Neutral genomic regions refine models of recent rapid human population growth
Elodie Gazave, Li Ma, Diana Chang, Alex Coventry, Feng Gao, Donna Muzny, Eric Boerwinkle, Richard Gibbs, Charles F. Sing, Andrew G. Clark, Alon Keinan
(Submitted on 25 Sep 2013)

Human populations have experienced dramatic growth since the Neolithic revolution. Recent studies that sequenced a very large number of individuals observed an extreme excess of rare variants, and provided clear evidence of recent rapid growth in effective population size, though estimates have varied greatly among studies. As medical applications drove the datasets therein, all studies were based on protein-coding genes, in which variants are also impacted by natural selection. In this study, we introduce targeted sequencing data for studying recent human history with minimal confounding by natural selection. We sequenced putatively neutral loci that are very far from genes and that meet a wide array of additional criteria. As population structure also skews allele frequencies, we sequenced a sample of relatively homogeneous ancestry by first analyzing the population structure of 9,716 European Americans.

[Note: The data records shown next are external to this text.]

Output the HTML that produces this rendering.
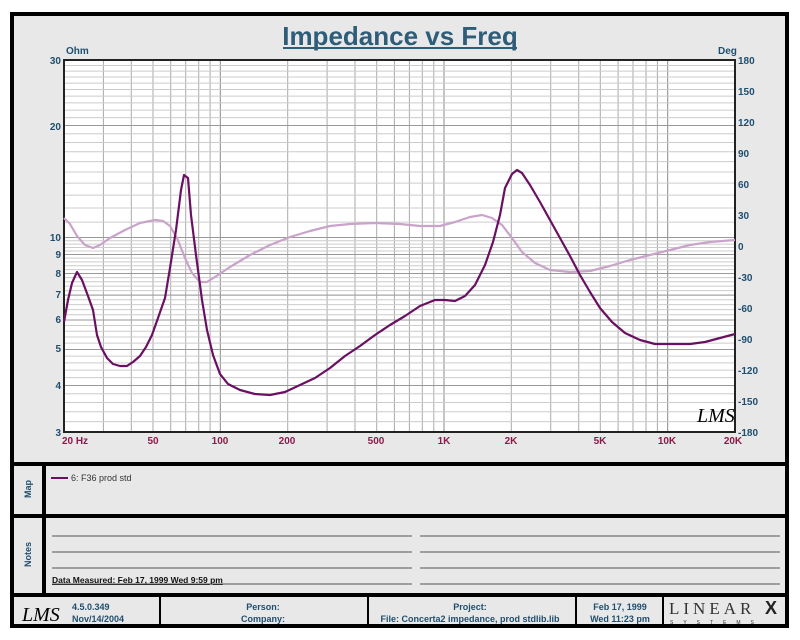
<!DOCTYPE html>
<html><head><meta charset="utf-8"><style>
body{margin:0;background:#fff;width:800px;height:640px;overflow:hidden}
svg{display:block;font-family:"Liberation Sans",Arial,sans-serif}
</style></head><body>
<svg id="s" width="800" height="640" viewBox="0 0 800 640" xmlns="http://www.w3.org/2000/svg">
<rect x="12" y="14" width="775" height="612" fill="#e8e8e8" stroke="#000" stroke-width="4"/>
<text x="400" y="45" text-anchor="middle" font-size="26" font-weight="bold" fill="#2e5d78">Impedance vs Freq</text>
<line x1="283" y1="48" x2="517" y2="48" stroke="#2e5d78" stroke-width="2"/>
<rect x="64" y="60" width="671" height="372" fill="#fff"/>
<g id="grid"></g>
<rect x="64" y="60" width="671" height="372" fill="none" stroke="#222" stroke-width="2"/>
<polyline fill="none" stroke="#c9a3c9" stroke-width="2.2" stroke-linejoin="round" points="64,218 70,224 77,236 85,245 93,248 100,245 110,238 125,230 140,223 155,220 163,221 170,226 177,238 185,258 192,273 200,282 207,282 215,277 230,267 250,255 270,245 290,237 310,231 330,226 350,224 375,223 400,224 420,226 440,226 455,222 470,217 482,215 492,218 502,225 512,238 522,252 535,263 550,270 570,272 590,271 610,266 630,260 650,255 670,250 690,245 710,242 735,240"/>
<polyline fill="none" stroke="#6a1062" stroke-width="2.2" stroke-linejoin="round" points="64,322 68,300 72,283 77,272 82,280 88,296 93,310 97,335 101,347 107,358 113,364 120,366 127,366 133,362 140,356 146,347 152,335 158,318 165,298 170,268 176,230 181,190 184,175 188,178 191,215 196,255 202,300 207,330 213,355 220,374 228,384 240,390 255,394 270,395 285,392 300,385 315,378 330,368 345,356 360,346 375,335 390,325 405,316 420,306 435,300 445,300 455,301 465,296 475,285 485,265 493,242 500,215 505,188 512,174 517,170 522,173 530,185 540,202 550,220 560,238 570,256 580,275 590,292 600,308 612,322 625,333 640,340 655,344 670,344 690,344 705,342 720,338 735,334"/>
<text x="697" y="422" font-size="20" font-style="italic" font-family="Liberation Serif,serif" fill="#000">LMS</text>
<g font-size="10" font-weight="bold" fill="#1f4e6e">
<text x="66" y="54">Ohm</text><text x="718" y="54">Deg</text>
<g text-anchor="end"><text x="61" y="64">30</text><text x="61" y="130">20</text><text x="61" y="241">10</text><text x="61" y="258">9</text><text x="61" y="277">8</text><text x="61" y="298">7</text><text x="61" y="323">6</text><text x="61" y="352">5</text><text x="61" y="389">4</text><text x="61" y="436">3</text></g>
<text x="738" y="64">180</text><text x="738" y="95">150</text><text x="738" y="126">120</text><text x="738" y="157">90</text><text x="738" y="188">60</text><text x="738" y="219">30</text><text x="738" y="250">0</text><text x="738" y="281">-30</text><text x="738" y="312">-60</text><text x="738" y="343">-90</text><text x="738" y="374">-120</text><text x="738" y="405">-150</text><text x="738" y="436">-180</text>
</g>
<g font-size="10" font-weight="bold" fill="#8b1a4a" text-anchor="middle">
<text x="75" y="444">20  Hz</text><text x="153" y="444">50</text><text x="220" y="444">100</text><text x="287" y="444">200</text><text x="376" y="444">500</text><text x="444" y="444">1K</text><text x="511" y="444">2K</text><text x="600" y="444">5K</text><text x="667" y="444">10K</text><text x="733" y="444">20K</text>
</g>
<g stroke="#000" stroke-width="4">
<line x1="12" y1="464" x2="787" y2="464"/><line x1="12" y1="516" x2="787" y2="516"/><line x1="12" y1="595" x2="787" y2="595"/>
<line x1="44" y1="464" x2="44" y2="595"/>
</g>
<g stroke="#000" stroke-width="2"><line x1="160" y1="595" x2="160" y2="626"/><line x1="368" y1="595" x2="368" y2="626"/><line x1="576" y1="595" x2="576" y2="626"/><line x1="663" y1="595" x2="663" y2="626"/></g>
<g font-size="9" font-weight="bold" fill="#1f4e6e"><text transform="translate(31,498) rotate(-90)">Map</text><text transform="translate(31,567) rotate(-90)">Notes</text></g>
<line x1="51" y1="478" x2="68" y2="478" stroke="#6a1062" stroke-width="2"/>
<text x="71" y="481" font-size="9" fill="#333">6: F36 prod std</text>
<g stroke="#555" stroke-width="1"><line x1="52" y1="536" x2="412" y2="536"/><line x1="52" y1="552" x2="412" y2="552"/><line x1="52" y1="568" x2="412" y2="568"/><line x1="52" y1="584" x2="412" y2="584"/>
<line x1="420" y1="536" x2="780" y2="536"/><line x1="420" y1="552" x2="780" y2="552"/><line x1="420" y1="568" x2="780" y2="568"/><line x1="420" y1="584" x2="780" y2="584"/></g>
<text x="52" y="583" font-size="8.5" font-weight="bold" fill="#111" text-decoration="underline">Data Measured: Feb 17, 1999  Wed  9:59 pm</text>
<text x="22" y="621" font-size="20" font-style="italic" font-family="Liberation Serif,serif">LMS</text>
<g font-size="9" font-weight="bold" fill="#1f4e6e"><text x="72" y="610">4.5.0.349</text><text x="72" y="622">Nov/14/2004</text>
<g text-anchor="middle"><text x="263" y="610">Person:</text><text x="263" y="622">Company:</text><text x="470" y="610">Project:</text><text x="470" y="622">File: Concerta2 impedance, prod stdlib.lib</text><text x="620" y="610">Feb 17, 1999</text><text x="620" y="622">Wed 11:23 pm</text></g></g>
<text x="669" y="614" font-size="17" font-family="Liberation Serif,serif" letter-spacing="4" fill="#333">LINEAR</text><text x="765" y="614" font-size="18" font-weight="bold" fill="#222">X</text>
<text x="670" y="624" font-size="5" letter-spacing="10" fill="#333">SYSTEMS</text>
</svg>
<script>
var g=document.getElementById('grid'),h='';
function X(f){return 64+Math.log10(f/20)*223.67}
function Y(o){return 432-Math.log10(o/3)*372}
for(var d=10;d<=10000;d*=10)for(var k=1;k<10;k++){var f=d*k;if(f<=20||f>=20000)continue;var x=X(f).toFixed(1);h+='<line x1="'+x+'" y1="60" x2="'+x+'" y2="432" stroke="'+(k==1?'#888':'#aaa')+'" stroke-width="1"/>';}
for(var o=3.2;o<10;o+=0.2){var y=Y(o).toFixed(1);h+='<line x1="64" y1="'+y+'" x2="735" y2="'+y+'" stroke="#ccc" stroke-width="1"/>';}
for(var o=4;o<=10;o++){var y=Y(o).toFixed(1);h+='<line x1="64" y1="'+y+'" x2="735" y2="'+y+'" stroke="#999" stroke-width="1"/>';}
for(var o=11;o<30;o++){var y=Y(o).toFixed(1);h+='<line x1="64" y1="'+y+'" x2="735" y2="'+y+'" stroke="'+(o==20?'#999':'#ccc')+'" stroke-width="1"/>';}
g.innerHTML=h;
</script>
</body></html>
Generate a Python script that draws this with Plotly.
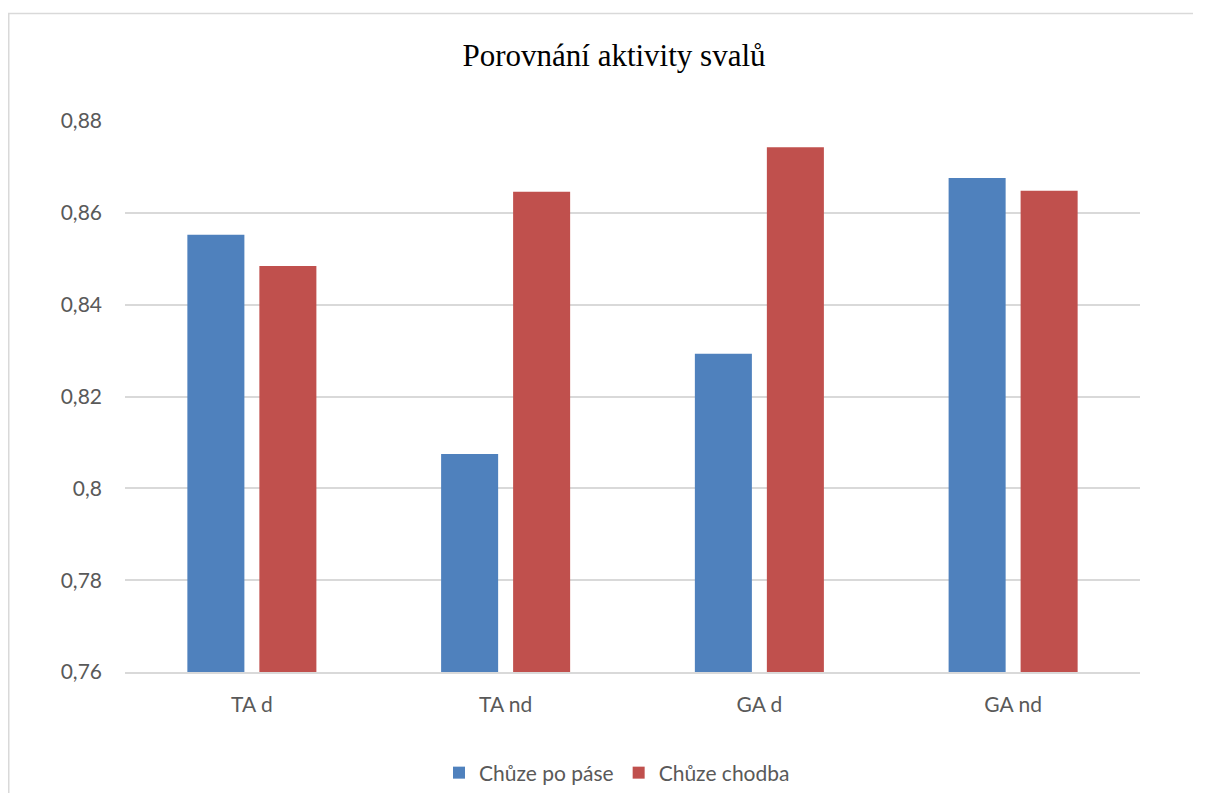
import plotly.graph_objects as go

categories = ["TA d", "TA nd", "GA d", "GA nd"]
series_names = ["Chůze po páse", "Chůze chodba"]
pas_values = [0.8552, 0.8075, 0.8293, 0.8676]
chodba_values = [0.8484, 0.8646, 0.8743, 0.8648]
tick_vals = [0.76, 0.78, 0.80, 0.82, 0.84, 0.86, 0.88]
tick_text = ["0,76", "0,78", "0,8", "0,82", "0,84", "0,86", "0,88"]

fig = go.Figure()
fig.add_trace(go.Bar(x=categories, y=pas_values, name=series_names[0],
                     marker=dict(color="#4F81BD", line=dict(width=0))))
fig.add_trace(go.Bar(x=categories, y=chodba_values, name=series_names[1],
                     marker=dict(color="#C0504D", line=dict(width=0))))

# page body has an 8px margin; size figure so absolute positions match
OFF = 8
W, H = 1207 - 2 * OFF - 6, 805 - 2 * OFF - 4
L, T = 125 - OFF, 121 - OFF
R = W - (1140 - OFF)
B = H - (672 - OFF)
pw = W - L - R
ph = H - T - B

# border: left and top edges only (right/bottom are cut off in the reference)
bx0 = (0.75 - L) / pw
bx1 = (W + 40 - L) / pw
by_top = 1 + (T - (13.5 - OFF)) / ph
by_bot = -(H + 40 - T - ph) / ph
border_path = f"M {bx0},{by_bot} L {bx0},{by_top} L {bx1},{by_top}"

fig.update_layout(
    width=W, height=H,
    margin=dict(l=L, r=R, t=T, b=B, autoexpand=False),
    paper_bgcolor="white", plot_bgcolor="white",
    barmode="group", bargap=0.4325, bargroupgap=0.208,
    title=dict(text="Porovnání aktivity svalů", x=(614 - OFF - L) / pw, xref="paper",
               xanchor="center", y=1 - (55 - OFF) / H, yanchor="middle",
               font=dict(family="Liberation Serif", size=31, color="#000000")),
    font=dict(family="Lato, Open Sans, sans-serif", size=21, color="#595959"),
    xaxis=dict(showgrid=False, showline=True, linecolor="#D9D9D9", linewidth=1.5,
               ticks="", tickfont=dict(size=21, color="#595959"), ticklabelstandoff=13),
    yaxis=dict(range=[0.76, 0.88], tickvals=tick_vals, ticktext=tick_text,
               showgrid=True, gridcolor="#D9D9D9", gridwidth=1.5,
               zeroline=False, showline=False, ticks="",
               tickfont=dict(size=21, color="#595959"), ticklabelstandoff=22),
    legend=dict(orientation="h", x=(617 - OFF - L) / pw, xanchor="center", xref="paper",
                y=-(773 - 672) / ph, yanchor="middle",
                font=dict(size=21, color="#595959"), itemsizing="constant",
                traceorder="normal", bgcolor="rgba(0,0,0,0)"),
    showlegend=True,
    shapes=[dict(type="path", xref="paper", yref="paper", path=border_path,
                 line=dict(color="#D9D9D9", width=1.5), layer="below")],
)

fig.write_html("out.html")
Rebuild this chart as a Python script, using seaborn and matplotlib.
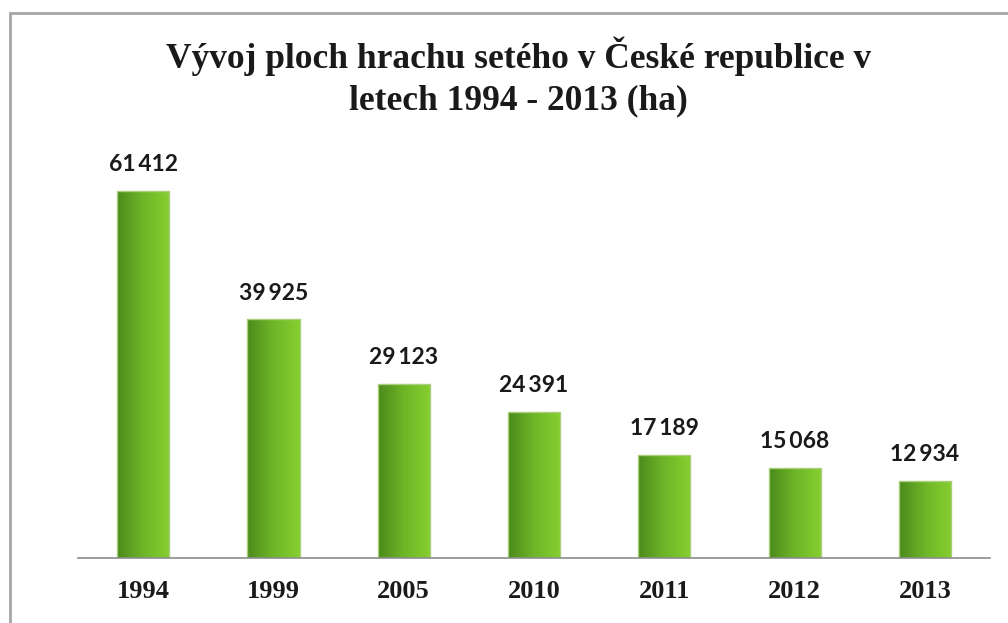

We employed very high coverage sequencing to reliably call rare variants, and fit an extensive array of models of recent European demographic history to the site frequency spectrum. The best-fit model estimates ~3.4% growth per generation during the last ~140 generations, resulting in a population size increase of two orders of magnitude. This model fits the data very well, largely due to our observation that assumptions of more ancient demography can impact estimates of recent growth. This observation and results also shed light on the discrepancy in demographic estimates among recent studies.